- _AIM_:
The material below includes pictures; leave them out and return only the lines between the line containing "Output the LaTeX" and the line containing "(sel) [align=center, inner", inclusive, word for word.

___

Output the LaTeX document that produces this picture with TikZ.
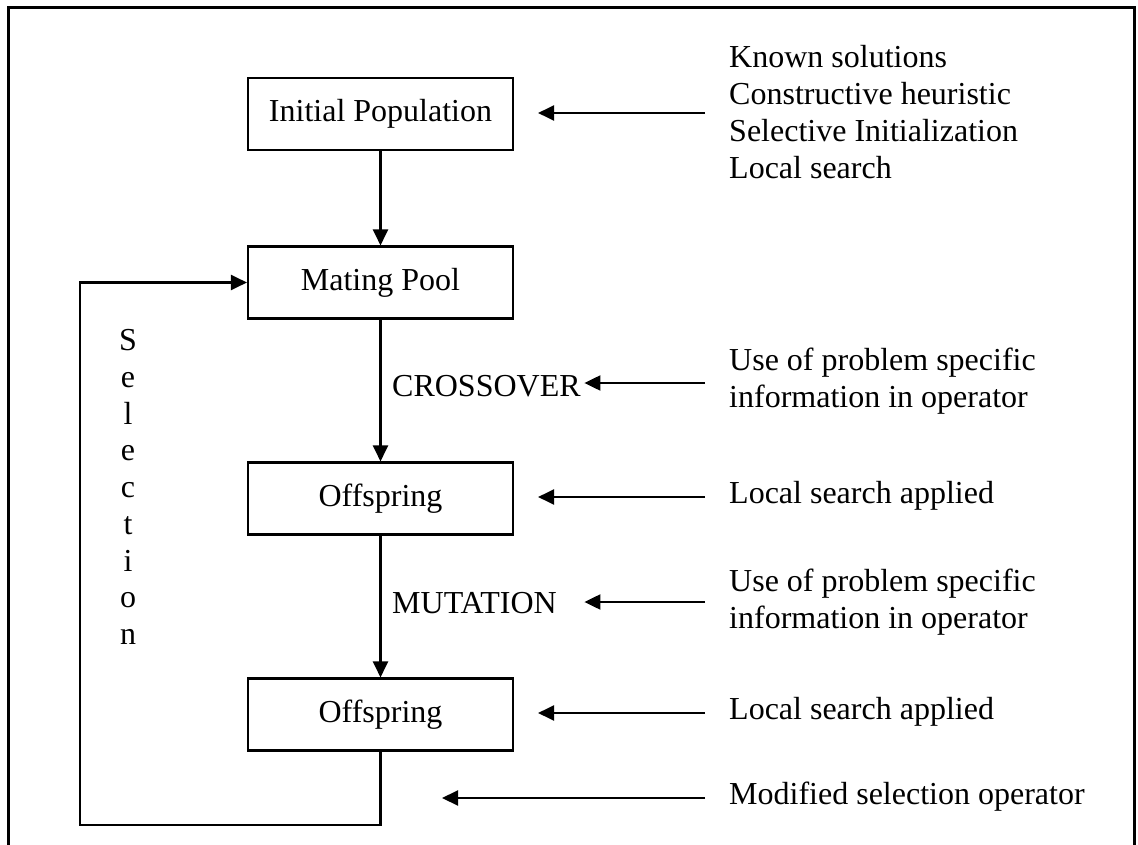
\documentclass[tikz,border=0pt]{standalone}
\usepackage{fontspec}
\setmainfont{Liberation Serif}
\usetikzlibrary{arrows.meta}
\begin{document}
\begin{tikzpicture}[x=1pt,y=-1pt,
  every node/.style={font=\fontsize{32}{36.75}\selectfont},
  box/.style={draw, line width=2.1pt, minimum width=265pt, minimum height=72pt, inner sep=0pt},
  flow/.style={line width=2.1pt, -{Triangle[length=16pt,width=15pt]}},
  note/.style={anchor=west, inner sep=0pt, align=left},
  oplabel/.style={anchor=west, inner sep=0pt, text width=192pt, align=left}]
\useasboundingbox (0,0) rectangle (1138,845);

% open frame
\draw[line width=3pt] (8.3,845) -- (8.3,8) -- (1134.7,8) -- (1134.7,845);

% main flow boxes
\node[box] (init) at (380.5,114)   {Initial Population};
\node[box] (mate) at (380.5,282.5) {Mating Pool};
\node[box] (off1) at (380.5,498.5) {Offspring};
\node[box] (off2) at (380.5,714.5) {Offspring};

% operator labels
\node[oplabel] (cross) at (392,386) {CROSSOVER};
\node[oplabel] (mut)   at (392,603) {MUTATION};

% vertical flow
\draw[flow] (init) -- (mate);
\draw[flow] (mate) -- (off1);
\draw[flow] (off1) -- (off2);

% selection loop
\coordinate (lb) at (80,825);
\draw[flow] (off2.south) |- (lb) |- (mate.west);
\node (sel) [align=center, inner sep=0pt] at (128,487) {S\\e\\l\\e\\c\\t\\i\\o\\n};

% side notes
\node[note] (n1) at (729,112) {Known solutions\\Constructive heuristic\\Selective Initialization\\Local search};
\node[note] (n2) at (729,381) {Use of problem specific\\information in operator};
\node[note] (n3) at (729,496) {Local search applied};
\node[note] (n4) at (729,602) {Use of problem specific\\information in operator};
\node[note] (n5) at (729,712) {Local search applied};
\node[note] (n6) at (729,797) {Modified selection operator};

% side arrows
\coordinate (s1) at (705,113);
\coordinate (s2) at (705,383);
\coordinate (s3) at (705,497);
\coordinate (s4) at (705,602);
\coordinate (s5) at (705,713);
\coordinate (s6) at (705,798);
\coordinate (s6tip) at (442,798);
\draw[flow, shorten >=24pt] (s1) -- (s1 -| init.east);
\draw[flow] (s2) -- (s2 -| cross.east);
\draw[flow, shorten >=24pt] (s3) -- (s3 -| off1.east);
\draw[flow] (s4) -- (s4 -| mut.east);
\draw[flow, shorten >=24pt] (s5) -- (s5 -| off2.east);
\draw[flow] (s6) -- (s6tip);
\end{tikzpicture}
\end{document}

___

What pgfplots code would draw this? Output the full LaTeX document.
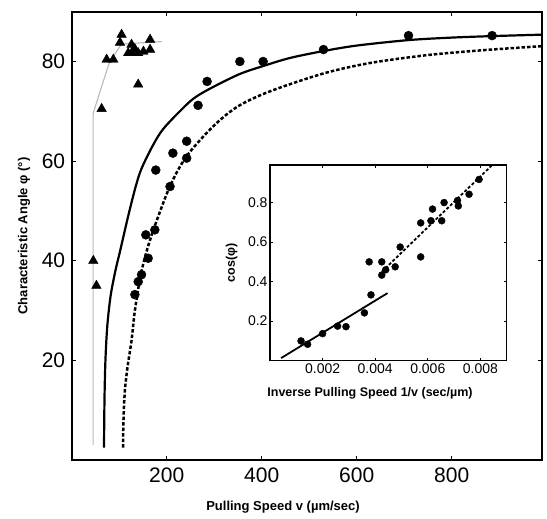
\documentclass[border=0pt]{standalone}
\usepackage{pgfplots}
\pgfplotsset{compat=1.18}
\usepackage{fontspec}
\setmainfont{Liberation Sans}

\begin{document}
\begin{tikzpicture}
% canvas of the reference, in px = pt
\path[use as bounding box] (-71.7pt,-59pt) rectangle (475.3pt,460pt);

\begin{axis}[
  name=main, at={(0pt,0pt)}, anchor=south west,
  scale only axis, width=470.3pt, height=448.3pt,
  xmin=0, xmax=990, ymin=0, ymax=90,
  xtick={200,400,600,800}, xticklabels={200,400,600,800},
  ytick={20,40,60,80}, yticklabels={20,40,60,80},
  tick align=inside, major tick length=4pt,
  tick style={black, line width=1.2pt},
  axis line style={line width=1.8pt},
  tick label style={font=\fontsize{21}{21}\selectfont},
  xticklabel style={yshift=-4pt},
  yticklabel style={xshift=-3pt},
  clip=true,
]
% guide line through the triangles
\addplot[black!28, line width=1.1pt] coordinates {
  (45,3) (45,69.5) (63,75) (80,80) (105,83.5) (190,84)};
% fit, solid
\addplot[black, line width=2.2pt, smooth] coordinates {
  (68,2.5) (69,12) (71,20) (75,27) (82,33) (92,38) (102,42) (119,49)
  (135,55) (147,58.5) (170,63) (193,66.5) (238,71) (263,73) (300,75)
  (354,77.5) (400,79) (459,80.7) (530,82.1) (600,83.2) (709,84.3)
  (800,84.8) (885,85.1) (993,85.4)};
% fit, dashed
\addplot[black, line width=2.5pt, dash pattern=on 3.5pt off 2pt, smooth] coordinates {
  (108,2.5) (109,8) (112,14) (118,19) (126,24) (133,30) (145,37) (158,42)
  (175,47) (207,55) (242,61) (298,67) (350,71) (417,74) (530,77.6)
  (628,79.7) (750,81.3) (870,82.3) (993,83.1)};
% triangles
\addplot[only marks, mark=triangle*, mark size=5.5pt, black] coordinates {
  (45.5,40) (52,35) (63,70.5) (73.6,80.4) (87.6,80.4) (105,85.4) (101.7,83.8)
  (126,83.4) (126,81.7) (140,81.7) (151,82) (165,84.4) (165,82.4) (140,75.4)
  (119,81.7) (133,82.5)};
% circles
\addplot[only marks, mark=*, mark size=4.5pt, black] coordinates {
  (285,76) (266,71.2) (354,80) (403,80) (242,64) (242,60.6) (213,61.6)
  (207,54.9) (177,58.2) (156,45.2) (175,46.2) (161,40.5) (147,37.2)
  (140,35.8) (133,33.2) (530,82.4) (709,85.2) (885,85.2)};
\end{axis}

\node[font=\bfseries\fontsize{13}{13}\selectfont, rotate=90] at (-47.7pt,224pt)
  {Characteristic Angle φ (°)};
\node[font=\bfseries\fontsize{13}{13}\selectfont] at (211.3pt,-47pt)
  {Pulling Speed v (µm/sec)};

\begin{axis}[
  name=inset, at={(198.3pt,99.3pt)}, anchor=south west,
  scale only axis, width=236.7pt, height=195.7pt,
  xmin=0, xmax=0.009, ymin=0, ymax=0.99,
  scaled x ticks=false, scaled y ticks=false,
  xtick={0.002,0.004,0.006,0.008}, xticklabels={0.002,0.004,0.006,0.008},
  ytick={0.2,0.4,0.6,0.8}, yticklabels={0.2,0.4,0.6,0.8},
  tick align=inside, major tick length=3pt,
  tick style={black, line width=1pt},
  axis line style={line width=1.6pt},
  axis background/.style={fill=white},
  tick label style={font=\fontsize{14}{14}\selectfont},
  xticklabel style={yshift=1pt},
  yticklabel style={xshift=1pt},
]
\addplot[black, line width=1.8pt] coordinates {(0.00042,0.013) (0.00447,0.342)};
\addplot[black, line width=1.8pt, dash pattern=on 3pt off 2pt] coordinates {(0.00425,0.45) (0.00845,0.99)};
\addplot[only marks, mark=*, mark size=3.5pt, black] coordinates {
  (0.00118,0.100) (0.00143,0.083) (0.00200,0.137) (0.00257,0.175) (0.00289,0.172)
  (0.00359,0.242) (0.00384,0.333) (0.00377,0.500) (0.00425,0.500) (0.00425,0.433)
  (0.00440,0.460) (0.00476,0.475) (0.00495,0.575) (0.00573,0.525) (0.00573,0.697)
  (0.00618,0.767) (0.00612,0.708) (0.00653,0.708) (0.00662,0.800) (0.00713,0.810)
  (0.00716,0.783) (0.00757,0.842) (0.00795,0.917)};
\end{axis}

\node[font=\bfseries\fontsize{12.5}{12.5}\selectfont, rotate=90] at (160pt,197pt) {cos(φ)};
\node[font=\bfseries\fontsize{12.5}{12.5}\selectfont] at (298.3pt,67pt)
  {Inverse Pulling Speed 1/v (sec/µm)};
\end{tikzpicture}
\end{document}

___

- _FINISHED EXERCISE_:
Output the LaTeX document that produces this picture with TikZ.
\documentclass[tikz,border=0pt]{standalone}
\usepackage{fontspec}
\setmainfont{Liberation Serif}
\usetikzlibrary{arrows.meta}
\begin{document}
\begin{tikzpicture}[x=1pt,y=-1pt,
  every node/.style={font=\fontsize{32}{36.75}\selectfont},
  box/.style={draw, line width=2.1pt, minimum width=265pt, minimum height=72pt, inner sep=0pt},
  flow/.style={line width=2.1pt, -{Triangle[length=16pt,width=15pt]}},
  note/.style={anchor=west, inner sep=0pt, align=left},
  oplabel/.style={anchor=west, inner sep=0pt, text width=192pt, align=left}]
\useasboundingbox (0,0) rectangle (1138,845);

% open frame
\draw[line width=3pt] (8.3,845) -- (8.3,8) -- (1134.7,8) -- (1134.7,845);

% main flow boxes
\node[box] (init) at (380.5,114)   {Initial Population};
\node[box] (mate) at (380.5,282.5) {Mating Pool};
\node[box] (off1) at (380.5,498.5) {Offspring};
\node[box] (off2) at (380.5,714.5) {Offspring};

% operator labels
\node[oplabel] (cross) at (392,386) {CROSSOVER};
\node[oplabel] (mut)   at (392,603) {MUTATION};

% vertical flow
\draw[flow] (init) -- (mate);
\draw[flow] (mate) -- (off1);
\draw[flow] (off1) -- (off2);

% selection loop
\coordinate (lb) at (80,825);
\draw[flow] (off2.south) |- (lb) |- (mate.west);
\node (sel) [align=center, inner sep=0pt] at (128,487) {S\\e\\l\\e\\c\\t\\i\\o\\n};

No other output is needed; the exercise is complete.